Los católicos practicantes se apegan a la ortodoxia, acuden a misa solemne, hacen la gira por los altares y las capillas, y rezan la “corona de los siete dolores” en su devocionario. Muchos otros adornan su altar, abren sus casas a vecinos y transeúntes, y le ofrecen al propio y al extraño los platillos y bebidas de la ocasión. Pero muchos más, desapegados a la solemnidad de la liturgia, habrán preferido dedicar la noche previa al gozo bullanguero, aprovechando la plaga de “bailes de las flores” que luego vomitan a las calles hordas de borrachos y crudos, que buscan afanosamente la cura de sus propios dolores. Eso sí: nadie puede transitar indiferente por la fecha. Todos los habitantes de la hondonada de las ranas se involucran y participan de una forma u otra, incluso sin buscarlo.

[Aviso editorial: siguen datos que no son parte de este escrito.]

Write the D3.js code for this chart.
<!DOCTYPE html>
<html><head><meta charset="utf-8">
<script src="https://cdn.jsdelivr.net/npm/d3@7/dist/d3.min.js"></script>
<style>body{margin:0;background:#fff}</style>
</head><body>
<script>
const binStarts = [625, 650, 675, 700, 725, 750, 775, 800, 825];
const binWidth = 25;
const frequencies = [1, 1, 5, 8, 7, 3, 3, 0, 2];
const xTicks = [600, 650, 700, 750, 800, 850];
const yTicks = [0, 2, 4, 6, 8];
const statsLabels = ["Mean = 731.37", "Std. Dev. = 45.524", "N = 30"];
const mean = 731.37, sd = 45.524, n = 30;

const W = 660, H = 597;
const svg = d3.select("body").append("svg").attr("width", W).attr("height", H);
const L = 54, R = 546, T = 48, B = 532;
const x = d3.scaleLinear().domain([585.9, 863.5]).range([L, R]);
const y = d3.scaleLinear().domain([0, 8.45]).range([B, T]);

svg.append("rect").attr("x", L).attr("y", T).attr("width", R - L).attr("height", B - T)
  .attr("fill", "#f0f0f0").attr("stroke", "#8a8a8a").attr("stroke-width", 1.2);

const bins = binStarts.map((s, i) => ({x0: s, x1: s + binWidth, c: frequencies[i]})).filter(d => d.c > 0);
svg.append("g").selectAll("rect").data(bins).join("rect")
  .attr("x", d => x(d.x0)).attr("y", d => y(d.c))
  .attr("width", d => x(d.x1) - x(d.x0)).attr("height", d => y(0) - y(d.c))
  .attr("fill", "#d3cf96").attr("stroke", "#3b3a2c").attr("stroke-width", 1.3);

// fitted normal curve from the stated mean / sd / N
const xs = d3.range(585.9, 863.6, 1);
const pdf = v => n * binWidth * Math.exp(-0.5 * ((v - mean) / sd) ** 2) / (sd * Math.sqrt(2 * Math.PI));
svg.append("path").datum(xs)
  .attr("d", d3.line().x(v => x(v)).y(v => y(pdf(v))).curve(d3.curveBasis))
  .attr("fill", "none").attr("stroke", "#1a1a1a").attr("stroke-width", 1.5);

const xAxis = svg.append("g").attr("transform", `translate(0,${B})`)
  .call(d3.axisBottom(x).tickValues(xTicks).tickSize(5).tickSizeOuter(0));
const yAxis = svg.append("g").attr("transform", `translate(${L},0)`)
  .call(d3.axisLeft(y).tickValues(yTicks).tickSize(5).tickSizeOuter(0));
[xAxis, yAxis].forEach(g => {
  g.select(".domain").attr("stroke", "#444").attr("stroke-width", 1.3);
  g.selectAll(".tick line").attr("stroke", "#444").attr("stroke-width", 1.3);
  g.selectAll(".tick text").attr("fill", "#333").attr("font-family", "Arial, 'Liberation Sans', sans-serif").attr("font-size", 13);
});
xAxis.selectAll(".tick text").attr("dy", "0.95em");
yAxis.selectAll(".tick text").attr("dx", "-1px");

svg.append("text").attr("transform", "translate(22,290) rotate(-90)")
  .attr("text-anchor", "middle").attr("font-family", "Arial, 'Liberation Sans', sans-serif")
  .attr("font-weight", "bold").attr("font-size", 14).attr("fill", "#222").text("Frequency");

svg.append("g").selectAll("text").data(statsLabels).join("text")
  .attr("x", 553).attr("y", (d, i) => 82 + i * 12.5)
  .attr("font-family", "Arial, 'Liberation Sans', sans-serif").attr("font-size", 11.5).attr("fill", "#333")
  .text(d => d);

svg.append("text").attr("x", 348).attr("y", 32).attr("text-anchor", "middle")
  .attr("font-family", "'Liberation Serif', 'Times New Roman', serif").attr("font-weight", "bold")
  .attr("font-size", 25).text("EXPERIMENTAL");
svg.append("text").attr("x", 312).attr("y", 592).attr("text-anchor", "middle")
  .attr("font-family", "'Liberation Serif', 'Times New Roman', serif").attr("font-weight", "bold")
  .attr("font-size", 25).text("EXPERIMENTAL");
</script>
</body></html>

Día especial es este. Jornada dedicada a una virgen martirizada por dolores que la rebasan, por sufrimientos que la postran, y de seguro por una furia inconfesada ante la impotencia que acarrea la injusticia del poderoso. Esto puede sonar poco cristiano, pero sí muy humano. Y prefiero pensar en una madre dolida y enfurecida que en otra resignada a los tormentos, al final aquiescente con los asesinos de su hijo.

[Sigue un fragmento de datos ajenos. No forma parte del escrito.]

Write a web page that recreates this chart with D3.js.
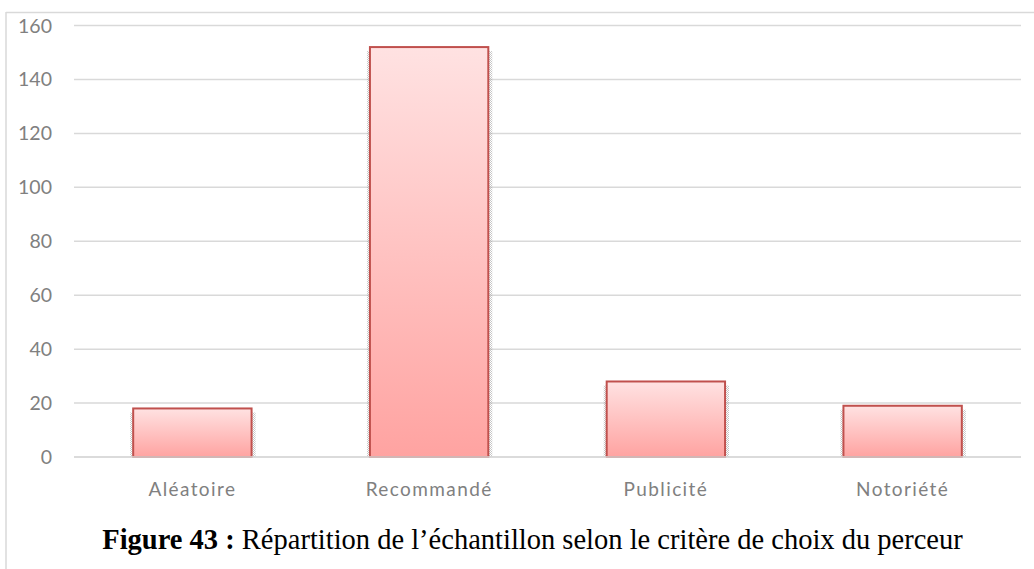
<!DOCTYPE html>
<html><head><meta charset="utf-8">
<script src="https://cdn.jsdelivr.net/npm/d3@7"></script>
<style>body{margin:0;background:#fff}svg{display:block}</style>
</head><body>
<script>
const categories = ["Aléatoire", "Recommandé", "Publicité", "Notoriété"];
const values = [18, 152, 28, 19];
const yTicks = [0, 20, 40, 60, 80, 100, 120, 140, 160];
const captionBold = "Figure 43 :";
const captionText = " Répartition de l’échantillon selon le critère de choix du perceur";

(function () {
const W = 1034, H = 569;
const svg = d3.select("body").append("svg").attr("width", W).attr("height", H);
const defs = svg.append("defs");
const grad = defs.append("linearGradient").attr("id", "barGrad").attr("x1", 0).attr("y1", 0).attr("x2", 0).attr("y2", 1);
grad.append("stop").attr("offset", "0%").attr("stop-color", "#ffe2e2");
grad.append("stop").attr("offset", "100%").attr("stop-color", "#ffa3a1");
const pat = defs.append("pattern").attr("id", "dots").attr("width", 2).attr("height", 2).attr("patternUnits", "userSpaceOnUse");
pat.append("rect").attr("x", 0).attr("y", 0).attr("width", 1).attr("height", 1).attr("fill", "#9a9a9a");
pat.append("rect").attr("x", 1).attr("y", 1).attr("width", 1).attr("height", 1).attr("fill", "#9a9a9a");

// chart frame
svg.append("line").attr("x1", 6).attr("x2", 6).attr("y1", 12).attr("y2", H).attr("stroke", "#d9d9d9").attr("stroke-width", 1.5);
svg.append("line").attr("x1", 6).attr("x2", W).attr("y1", 12.5).attr("y2", 12.5).attr("stroke", "#d9d9d9").attr("stroke-width", 1.5);

const pLeft = 74, pRight = 1021, pTop = 25.5, pBottom = 457;
const x = d3.scaleBand().domain(categories).range([pLeft, pRight]).paddingInner(0.5).paddingOuter(0.25);
const y = d3.scaleLinear().domain([0, 160]).range([pBottom, pTop]);

// grid
svg.append("g").selectAll("line").data(yTicks).join("line")
  .attr("x1", pLeft).attr("x2", pRight).attr("y1", d => y(d)).attr("y2", d => y(d))
  .attr("stroke", "#d9d9d9").attr("stroke-width", 1.5);

// y tick labels
svg.append("g").selectAll("text").data(yTicks).join("text")
  .attr("x", 52).attr("y", d => y(d)).attr("dy", "0.36em").attr("text-anchor", "end")
  .attr("font-family", "Lato, 'Open Sans', sans-serif").attr("font-size", 19.5).attr("fill", "#808080")
  .text(d => d);

// bars: shadow then bar
const data = categories.map((c, i) => ({c, v: values[i]}));
const g = svg.append("g");
g.selectAll("rect.sh").data(data).join("rect").attr("class", "sh")
  .attr("x", d => x(d.c) - 3).attr("y", d => y(d.v) + 4)
  .attr("width", x.bandwidth() + 7).attr("height", d => pBottom - y(d.v) - 4)
  .attr("fill", "url(#dots)").attr("opacity", 0.55);
g.selectAll("rect.bar").data(data).join("rect").attr("class", "bar")
  .attr("x", d => x(d.c)).attr("y", d => y(d.v))
  .attr("width", x.bandwidth()).attr("height", d => pBottom - y(d.v))
  .attr("fill", "url(#barGrad)").attr("stroke", "#c0504d").attr("stroke-width", 2);
// baseline over bars
svg.append("line").attr("x1", pLeft).attr("x2", pRight).attr("y1", y(0)).attr("y2", y(0)).attr("stroke", "#d9d9d9").attr("stroke-width", 1.5);

// category labels
svg.append("g").selectAll("text").data(categories).join("text")
  .attr("x", d => x(d) + x.bandwidth() / 2).attr("y", 496).attr("text-anchor", "middle")
  .attr("font-family", "Lato, 'Open Sans', sans-serif").attr("font-size", 19).attr("letter-spacing", 1.4)
  .attr("fill", "#808080").text(d => d);

// caption
const cap = svg.append("text").attr("x", 532.5).attr("y", 549).attr("text-anchor", "middle")
  .attr("font-family", "'Liberation Serif', 'Times New Roman', serif").attr("font-size", 28.5).attr("fill", "#000");
cap.append("tspan").attr("font-weight", "bold").text(captionBold);
cap.append("tspan").text(captionText);
})();
</script>
</body></html>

Guanajuato, mi ciudad paterna –porque mi villa materna es Yuriria , renace sus glorias del pasado y manifiesta el profundo entramado de su cultura popular. Sus tradiciones son los nexos con ese pretérito siempre presente, pero también sus ligas con un futuro donde exista la posibilidad de mantenerse fiel a sí mismo, con sentido de identidad y con símbolos culturales que otorguen referentes. Así veo yo, un no católico, a esta ocasión magnífica que desde niño me marcó la memoria con recuerdos de colores y olores florales, para así reconocerme como uno más de los que amamos nuestra pequeña gran ciudad, habitáculo de seres ingenuos y románticos, soberbios hasta la altanería, y convencidos de que no hay urbe mejor que este caótico y hermoso caserío.